::: Data shown :::
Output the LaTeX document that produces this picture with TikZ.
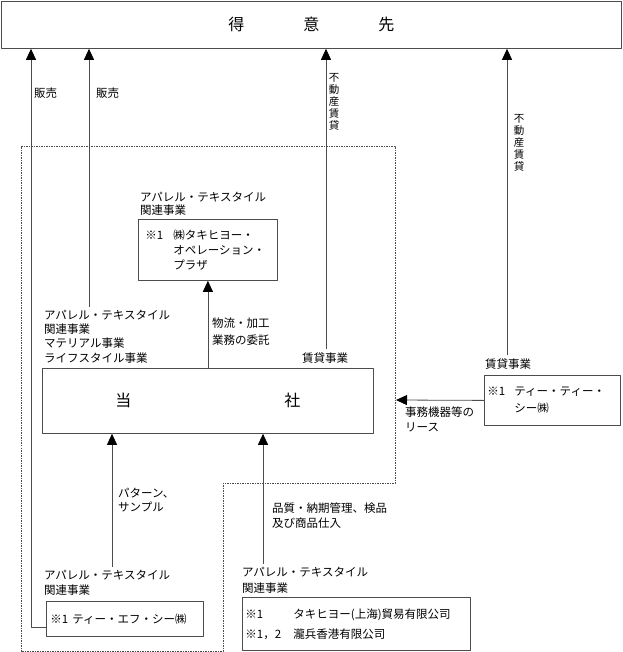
\documentclass[tikz,border=0pt]{standalone}
\usepackage{fontspec}
\setmainfont{Noto Sans CJK JP}
\usetikzlibrary{arrows.meta}
\definecolor{linec}{gray}{0.3}
\newcommand{\lbfont}{\fontsize{11.5}{15}\selectfont}
\newcommand{\bigfont}{\fontsize{16}{16}\selectfont}

\begin{document}
\begin{tikzpicture}[x=1pt,y=-1pt,line join=round,font=\lbfont,
    box/.style={draw=linec,line width=0.8pt,inner sep=0pt,anchor=north west},
    lbl/.style={inner xsep=0pt,inner ysep=3pt,anchor=north west,align=left},
    arr/.style={draw=linec,line width=0.8pt,-{Triangle[length=11pt,width=10pt,color=black]}},
    vlbl/.style={inner sep=0pt,align=center,font=\fontsize{10.5}{12}\selectfont}]
  \useasboundingbox (0,0) rectangle (622,652);
  % boxes
  \node[box,minimum width=620pt,minimum height=47pt,font=\bigfont] (cust) at (1,1) {得\hspace{59pt}意\hspace{59pt}先};
  \node[box,minimum width=331pt,minimum height=65pt,font=\bigfont] (company) at (42,368) {当\hspace{153pt}社};
  \node[box,text width=125pt,inner xsep=7pt,minimum height=61pt,align=left] (tko) at (138,219)
    {\makebox[28pt][l]{※1}㈱タキヒヨー・\\\hspace*{28pt}オペレーション・\\\hspace*{28pt}プラザ};
  \node[box,text width=130pt,inner xsep=3pt,minimum height=50pt,align=left] (ttc) at (484,375)
    {\makebox[27pt][l]{※1}ティー・ティー・\\[2pt]\hspace*{27pt}シー㈱};
  \node[box,text width=149pt,inner xsep=4pt,minimum height=35pt,align=left] (tfc) at (46,601)
    {\makebox[22pt][l]{※1}ティー・エフ・シー㈱};
  \node[box,text width=222pt,inner xsep=3pt,minimum height=53pt,align=left] (sh) at (242,597)
    {\makebox[48pt][l]{※1}タキヒヨー(上海)貿易有限公司\\[5pt]\makebox[48pt][l]{※1，2}瀧兵香港有限公司};
  % labels
  \node[lbl,anchor=west] (sale1) at (34,93) {販売};
  \node[lbl,anchor=west] (sale2) at (96,93) {販売};
  \node[vlbl] (estate1) at (334,101.5) {不\\動\\産\\賃\\貸};
  \node[vlbl] (estate2) at (519,142.5) {不\\動\\産\\賃\\貸};
  \node[lbl] (lbtko) at (140,188.8) {アパレル・テキスタイル\\[-2pt]関連事業};
  \node[lbl,font=\fontsize{11.5}{14.3}\selectfont] (lbmain) at (44,306.8)
    {アパレル・テキスタイル\\関連事業\\マテリアル事業\\ライフスタイル事業};
  \node[lbl] (lbflow) at (212,314.8) {物流・加工\\[2pt]業務の委託};
  \node[lbl,anchor=west] (lbrent) at (302,358) {賃貸事業};
  \node[lbl,anchor=west] (lbttc) at (485,364) {賃貸事業};
  \node[lbl] (lblease) at (405,403.8) {事務機器等の\\リース};
  \node[lbl] (lbpat) at (118,484.8) {パターン、\\[-1pt]サンプル};
  \node[lbl] (lbqc) at (272,499.8) {品質・納期管理、検品\\及び商品仕入};
  \node[lbl] (lbtfc) at (44,567) {アパレル・テキスタイル\\関連事業};
  \node[lbl] (lbsh) at (242,563.8) {アパレル・テキスタイル\\[1pt]関連事業};
  % group outline
  \draw[linec,line width=0.7pt,dash pattern=on 1.5pt off 1pt] (21,146) -- (395,146) -- (395,483)
    -- (223,483) -- (223,651) -- (21,651) -- cycle;
  \coordinate (lease) at (396,400);
  % connectors
  \draw[arr] ([yshift=-8pt]tfc.west) -| (31,0 |- cust.south);
  \draw[arr] (89,0 |- lbmain.north) -- (89,0 |- cust.south);
  \draw[arr] (326,0 |- lbrent.north) -- (326,0 |- cust.south);
  \draw[arr] (507,0 |- lbttc.north) -- (507,0 |- cust.south);
  \draw[arr] (company.north) -- (tko.south);
  \draw[arr] (112,0 |- lbtfc.north) -- (112,0 |- company.south);
  \draw[arr] (263,0 |- lbsh.north) -- (263,0 |- company.south);
  \draw[arr] (ttc.west) -- (lease);
\end{tikzpicture}
\end{document}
:::
What to work on> Take the data above and repeat it exactly, leaving each picture out.

Response>
Output the LaTeX document that produces this picture with TikZ.
\documentclass[tikz,border=0pt]{standalone}
\usepackage{fontspec}
\setmainfont{Noto Sans CJK JP}
\usetikzlibrary{arrows.meta}
\definecolor{linec}{gray}{0.3}
\newcommand{\lbfont}{\fontsize{11.5}{15}\selectfont}
\newcommand{\bigfont}{\fontsize{16}{16}\selectfont}

\begin{document}
\begin{tikzpicture}[x=1pt,y=-1pt,line join=round,font=\lbfont,
    box/.style={draw=linec,line width=0.8pt,inner sep=0pt,anchor=north west},
    lbl/.style={inner xsep=0pt,inner ysep=3pt,anchor=north west,align=left},
    arr/.style={draw=linec,line width=0.8pt,-{Triangle[length=11pt,width=10pt,color=black]}},
    vlbl/.style={inner sep=0pt,align=center,font=\fontsize{10.5}{12}\selectfont}]
  \useasboundingbox (0,0) rectangle (622,652);
  % boxes
  \node[box,minimum width=620pt,minimum height=47pt,font=\bigfont] (cust) at (1,1) {得\hspace{59pt}意\hspace{59pt}先};
  \node[box,minimum width=331pt,minimum height=65pt,font=\bigfont] (company) at (42,368) {当\hspace{153pt}社};
  \node[box,text width=125pt,inner xsep=7pt,minimum height=61pt,align=left] (tko) at (138,219)
    {\makebox[28pt][l]{※1}㈱タキヒヨー・\\\hspace*{28pt}オペレーション・\\\hspace*{28pt}プラザ};
  \node[box,text width=130pt,inner xsep=3pt,minimum height=50pt,align=left] (ttc) at (484,375)
    {\makebox[27pt][l]{※1}ティー・ティー・\\[2pt]\hspace*{27pt}シー㈱};
  \node[box,text width=149pt,inner xsep=4pt,minimum height=35pt,align=left] (tfc) at (46,601)
    {\makebox[22pt][l]{※1}ティー・エフ・シー㈱};
  \node[box,text width=222pt,inner xsep=3pt,minimum height=53pt,align=left] (sh) at (242,597)
    {\makebox[48pt][l]{※1}タキヒヨー(上海)貿易有限公司\\[5pt]\makebox[48pt][l]{※1，2}瀧兵香港有限公司};
  % labels
  \node[lbl,anchor=west] (sale1) at (34,93) {販売};
  \node[lbl,anchor=west] (sale2) at (96,93) {販売};
  \node[vlbl] (estate1) at (334,101.5) {不\\動\\産\\賃\\貸};
  \node[vlbl] (estate2) at (519,142.5) {不\\動\\産\\賃\\貸};
  \node[lbl] (lbtko) at (140,188.8) {アパレル・テキスタイル\\[-2pt]関連事業};
  \node[lbl,font=\fontsize{11.5}{14.3}\selectfont] (lbmain) at (44,306.8)
    {アパレル・テキスタイル\\関連事業\\マテリアル事業\\ライフスタイル事業};
  \node[lbl] (lbflow) at (212,314.8) {物流・加工\\[2pt]業務の委託};
  \node[lbl,anchor=west] (lbrent) at (302,358) {賃貸事業};
  \node[lbl,anchor=west] (lbttc) at (485,364) {賃貸事業};
  \node[lbl] (lblease) at (405,403.8) {事務機器等の\\リース};
  \node[lbl] (lbpat) at (118,484.8) {パターン、\\[-1pt]サンプル};
  \node[lbl] (lbqc) at (272,499.8) {品質・納期管理、検品\\及び商品仕入};
  \node[lbl] (lbtfc) at (44,567) {アパレル・テキスタイル\\関連事業};
  \node[lbl] (lbsh) at (242,563.8) {アパレル・テキスタイル\\[1pt]関連事業};
  % group outline
  \draw[linec,line width=0.7pt,dash pattern=on 1.5pt off 1pt] (21,146) -- (395,146) -- (395,483)
    -- (223,483) -- (223,651) -- (21,651) -- cycle;
  \coordinate (lease) at (396,400);
  % connectors
  \draw[arr] ([yshift=-8pt]tfc.west) -| (31,0 |- cust.south);
  \draw[arr] (89,0 |- lbmain.north) -- (89,0 |- cust.south);
  \draw[arr] (326,0 |- lbrent.north) -- (326,0 |- cust.south);
  \draw[arr] (507,0 |- lbttc.north) -- (507,0 |- cust.south);
  \draw[arr] (company.north) -- (tko.south);
  \draw[arr] (112,0 |- lbtfc.north) -- (112,0 |- company.south);
  \draw[arr] (263,0 |- lbsh.north) -- (263,0 |- company.south);
  \draw[arr] (ttc.west) -- (lease);
\end{tikzpicture}
\end{document}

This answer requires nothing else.